Eirik Winter is an international banker of Swedish-Finnish origin.

Winter studied at Uppsala University in Sweden and Stanford University in the U.S. In 1990 he moved to London with JPMorgan Chase. He joined Salomon Brothers in 1996, which merged with Citi in 2000. Having spent over twenty years in London, he has held several senior positions within Global Capital Markets and was previously Citi's Head of Capital Markets for Europe, Middle East, Africa.

According to Euromoney (GlobalCapital), Winter is "one of the European Bond markets most popular and respected figures" and elected by the same publication as one of the "Top 100 most Influential people in Capital markets".

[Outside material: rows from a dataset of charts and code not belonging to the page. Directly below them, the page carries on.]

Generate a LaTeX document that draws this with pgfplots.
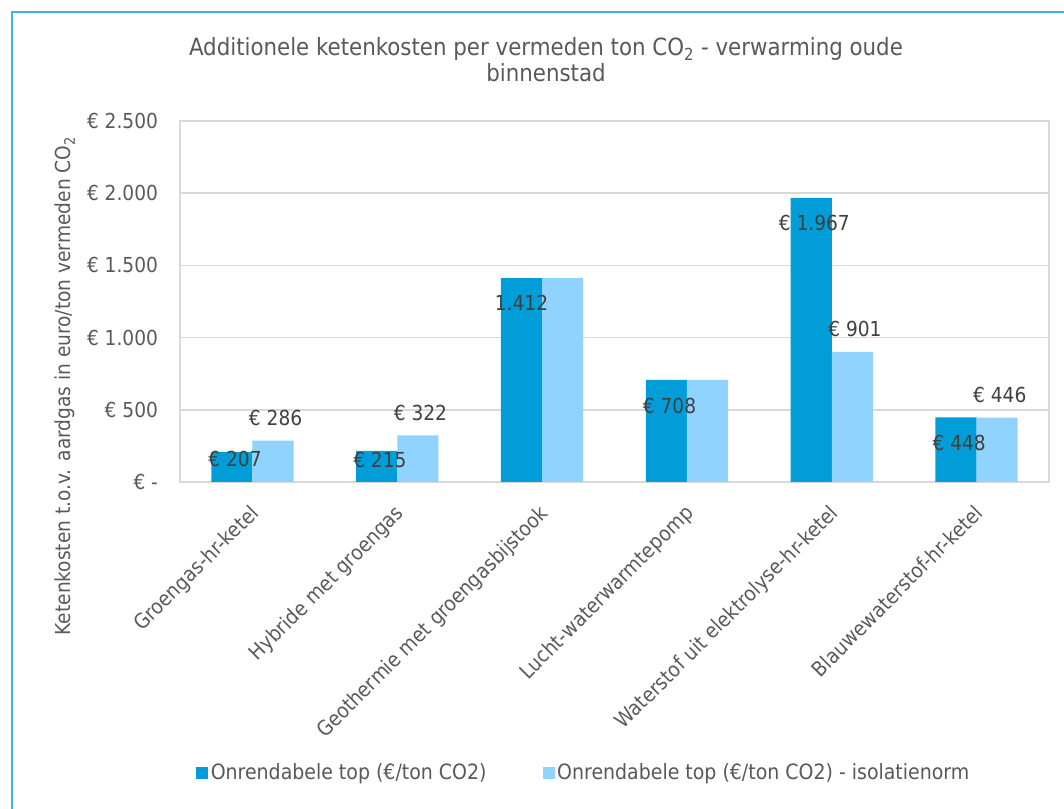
\documentclass[border=0pt]{standalone}
\usepackage{pgfplots}
\pgfplotsset{compat=1.18}
\usepackage{fontspec}
\setmainfont{DejaVu Sans Condensed}
\definecolor{darkbar}{RGB}{0,157,216}
\definecolor{lightbar}{RGB}{143,211,254}
\definecolor{frameblue}{RGB}{64,178,228}
\definecolor{txt}{RGB}{89,89,89}
\definecolor{lbl}{RGB}{64,64,64}
\definecolor{gridc}{RGB}{217,217,217}
\newcommand{\fs}{\fontsize{15.5pt}{18pt}\selectfont}
\begin{document}
\begin{tikzpicture}[x=0.75pt,y=0.75pt]
\useasboundingbox (0,0) rectangle (1064,809);
\draw[frameblue, line width=1.5pt] (12,-20) -- (12,797) -- (1090,797);
\node[align=center, text=txt, font=\fontsize{17.8pt}{19.5pt}\selectfont] at (546,749)
  {Additionele ketenkosten per vermeden ton CO\textsubscript{2} - verwarming oude\\binnenstad};
\node[rotate=90, text=txt, font=\fs] at (65,423)
  {Ketenkosten t.o.v. aardgas in euro/ton vermeden CO\textsubscript{2}};
\begin{axis}[
  at={(135pt,245.25pt)}, anchor=south west,
  scale only axis, width=651.75pt, height=270.75pt,
  xmin=-0.5, xmax=5.5, ymin=0, ymax=2500,
  ytick={0,500,1000,1500,2000,2500},
  yticklabels={€ -, € 500, € 1.000, € 1.500, € 2.000, € 2.500},
  xtick={0,1,2,3,4,5},
  xticklabels={Groengas-hr-ketel, Hybride met groengas, Geothermie met groengasbijstook, Lucht-waterwarmtepomp, Waterstof uit elektrolyse-hr-ketel, Blauwewaterstof-hr-ketel},
  x tick label style={xshift=-2.7pt, yshift=-11pt, rotate=45, anchor=north east, font=\fs, text=txt},
  y tick label style={font=\fs, text=txt, xshift=-13pt},
  ymajorgrids, grid style={gridc, line width=1.1pt},
  axis line style={gridc, line width=1.1pt},
  major tick length=0pt,
  legend columns=2,
  legend style={at={(0.465,-0.806)}, anchor=center, draw=none, font=\fontsize{15.8pt}{18pt}\selectfont, text=txt,
    /tikz/every even column/.append style={column sep=40pt}},
]
\addplot[ybar, fill=darkbar, draw=none, bar width=0.284, bar shift=-0.142,
  legend image code/.code={\fill[darkbar] (0pt,-4.5pt) rectangle (9pt,4.5pt);}]
  coordinates {(0,207) (1,215) (2,1412) (3,708) (4,1967) (5,448)};
\addlegendentry{Onrendabele top (€/ton CO2)}
\addplot[ybar, fill=lightbar, draw=none, bar width=0.284, bar shift=0.142,
  legend image code/.code={\fill[lightbar] (0pt,-4.5pt) rectangle (9pt,4.5pt);}]
  coordinates {(0,286) (1,322) (2,1412) (3,708) (4,901) (5,446)};
\addlegendentry{Onrendabele top (€/ton CO2) - isolatienorm}
\addplot[forget plot, draw=none, mark=none, nodes near coords, point meta=explicit symbolic,
  nodes near coords style={anchor=center, font=\fs, text=lbl, inner sep=0pt}]
  coordinates {(-0.12,157) [€ 207] (0.88,152) [€ 215] (1.858,1240) [1.412] (2.88,526) [€ 708] (3.88,1794) [€ 1.967] (4.88,270) [€ 448]};
\addplot[forget plot, draw=none, mark=none, nodes near coords, point meta=explicit symbolic,
  nodes near coords style={anchor=center, font=\fs, text=lbl, inner sep=0pt}]
  coordinates {(0.16,443) [€ 286] (1.16,478) [€ 322] (4.16,1060) [€ 901] (5.16,602) [€ 446]};
\end{axis}
\end{tikzpicture}
\end{document}
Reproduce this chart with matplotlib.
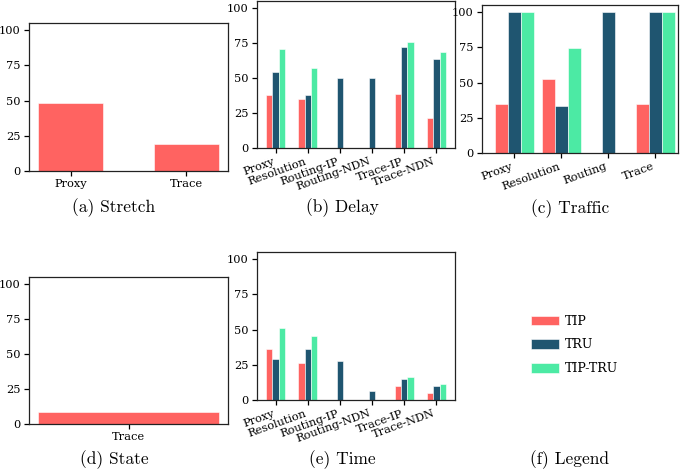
import numpy as np
import matplotlib
matplotlib.use("Agg")
import matplotlib.pyplot as plt

# colours of the three variants
TIP_COLOR = "#ff6361"
TRU_COLOR = "#1f5570"
BOTH_COLOR = "#4ceaa4"

series_names = ["TIP", "TRU", "TIP-TRU"]

stretch_cats = ["Proxy", "Trace"]
stretch_tip = [48.5, 19.5]

delay_cats = ["Proxy", "Resolution", "Routing-IP", "Routing-NDN", "Trace-IP", "Trace-NDN"]
delay_tip = [37.7, 34.7, 0, 0, 38.7, 21.4]
delay_tru = [54.6, 37.5, 50.3, 50.3, 72.0, 63.9]
delay_both = [70.5, 57.0, 0, 0, 75.7, 68.9]

traffic_cats = ["Proxy", "Resolution", "Routing", "Trace"]
traffic_tip = [35.0, 52.7, 0, 35.0]
traffic_tru = [100, 33.5, 100, 100]
traffic_both = [100, 74.2, 0, 100]

state_cats = ["Trace"]
state_tip = [8.7]

time_cats = ["Proxy", "Resolution", "Routing-IP", "Routing-NDN", "Trace-IP", "Trace-NDN"]
time_tip = [36.3, 26.0, 0, 0, 10.2, 5.0]
time_tru = [29.1, 36.0, 28.0, 6.4, 14.7, 9.7]
time_both = [51.0, 45.3, 0, 0, 16.6, 11.6]

W, H = 685, 471
TICK_FS = 8.2
CAP_FS = 12.5

plt.rcParams['font.family'] = 'DejaVu Serif'

fig = plt.figure(figsize=(W / 100, H / 100), dpi=100)


def px_axes(x0, y0, x1, y1):
    """axes from pixel box (top-left origin)"""
    return fig.add_axes([x0 / W, 1 - y1 / H, (x1 - x0) / W, (y1 - y0) / H])


def style(ax):
    ax.set_ylim(0, 105)
    ax.set_yticks([0, 25, 50, 75, 100])
    ax.tick_params(labelsize=TICK_FS, length=3.5, width=0.9, color='black', pad=2.5)
    for s in ax.spines.values():
        s.set_linewidth(0.9)
        s.set_color('#222222')


def caption(x, y, text):
    fig.text(x / W, 1 - y / H, text, ha='center', va='center',
             fontsize=CAP_FS, family='cmr10')


def grouped(ax, cats, tip, tru, both, width):
    x = np.arange(len(cats))
    bars = []
    for off, vals, c in zip([-width, 0, width], [tip, tru, both],
                            [TIP_COLOR, TRU_COLOR, BOTH_COLOR]):
        bars.append(ax.bar(x + off, vals, width, color=c,
                           edgecolor='white', linewidth=0.4))
    ax.set_xticks(x)
    ax.set_xticklabels(cats, rotation=20, ha='right')
    return bars


# (a) Stretch
ax = px_axes(29, 23, 228, 171)
ax.bar(stretch_cats, stretch_tip, 0.56, color=TIP_COLOR, edgecolor='white', linewidth=0.4)
style(ax)
caption(114, 208, "(a) Stretch")

# (b) Delay
ax = px_axes(257, 1, 455, 148)
grouped(ax, delay_cats, delay_tip, delay_tru, delay_both, 0.2)
style(ax)
caption(342, 208, "(b) Delay")

# (c) Traffic
ax = px_axes(482, 5, 678, 153)
handles = grouped(ax, traffic_cats, traffic_tip, traffic_tru, traffic_both, 0.28)
ax.set_xlim(-0.69, 3.48)
style(ax)
caption(570, 209, "(c) Traffic")

# (d) State
ax = px_axes(29, 277, 228, 424)
ax.bar(state_cats, state_tip, 0.8, color=TIP_COLOR, edgecolor='white', linewidth=0.4)
style(ax)
caption(114, 460, "(d) State")

# (e) Time
ax = px_axes(257, 252, 455, 400)
grouped(ax, time_cats, time_tip, time_tru, time_both, 0.2)
style(ax)
caption(342, 460, "(e) Time")

# (f) Legend
fig.legend(handles, series_names, loc='center left',
           bbox_to_anchor=(520 / W, 1 - 345 / H), frameon=False,
           fontsize=9, handlelength=2.2, handleheight=0.8,
           labelspacing=0.85, handletextpad=0.5)
caption(570, 460, "(f) Legend")

fig.savefig("out.png", dpi=100)
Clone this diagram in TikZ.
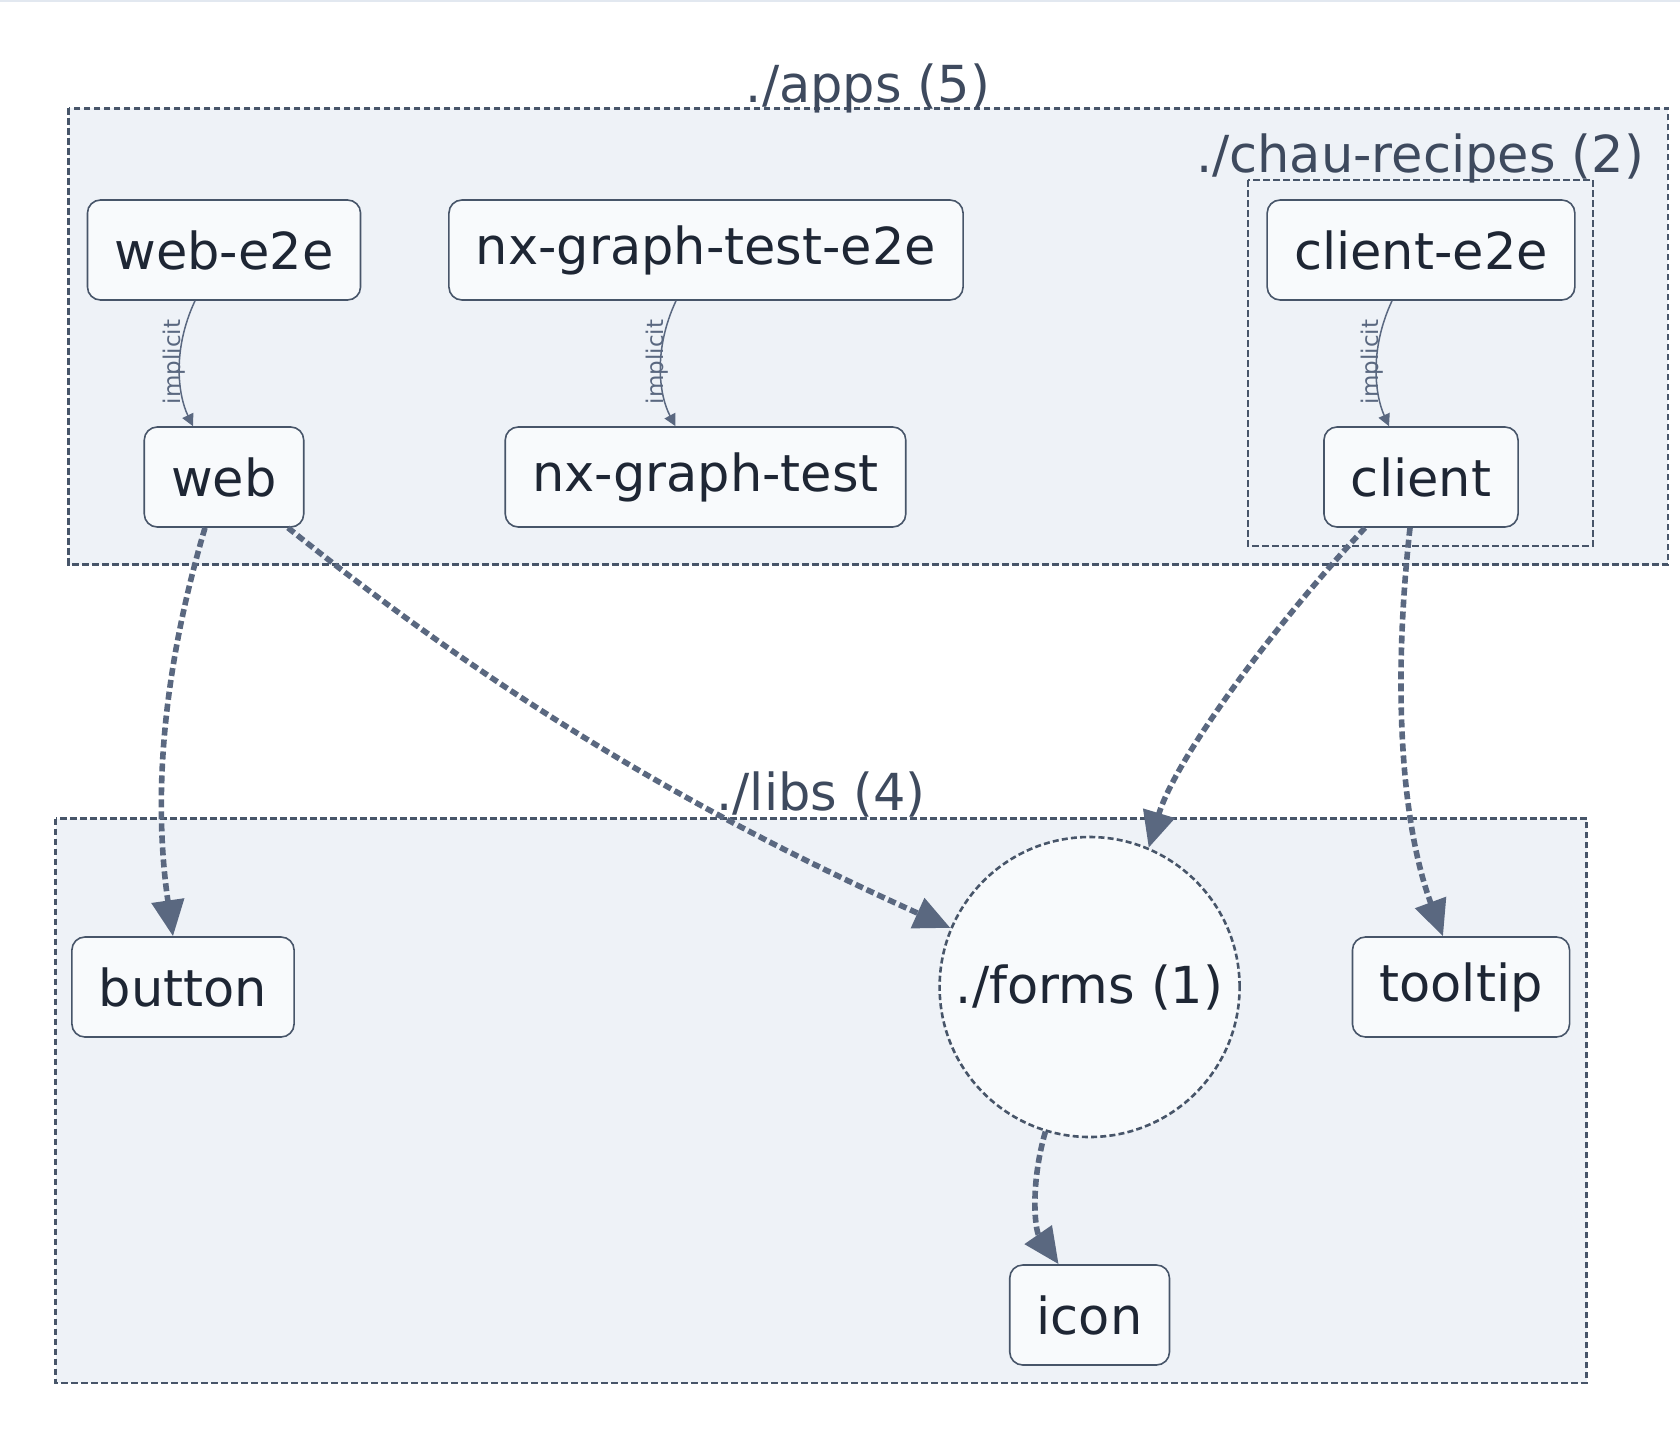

Winter re-located to the Nordic region in 2012, where he became Chairman, Managing Director and Head of Investment Banking at Citi. During his time at Citi, Citi's Nordic operations won several awards, such as M&A House of the Year by Mergermarket and several investment banking awards from Euromoney.

In addition, Eirik Winter was engaged as a business sponsor for Citi Women Nordic Network and mentor for Stockholm School of Economics scholarship Female Economist of the Year, as well as Citi Foundation's program with Junior Achievement and Youth Business International.

Winter is also a board member of several organisations such as The Swedish-American Chamber of Commerce in New York, Foreign Bankers´ Association and The Swedish Bankers Association.

Winter joined BNP Paribas in 2018 as CEO for BNP Paribas Group Nordic Region and Head of CIB Nordics. He is a member of the Global Banking EMEA Board and the EMEA Management Team.

Eirik Winter, a keen promoter of the Nordic region, has written several widely published debate articles about an unified Nordic region - "United States of North"

He is an officer in the Army reserve forces, keen cyclist, skier, ice skater and sailor.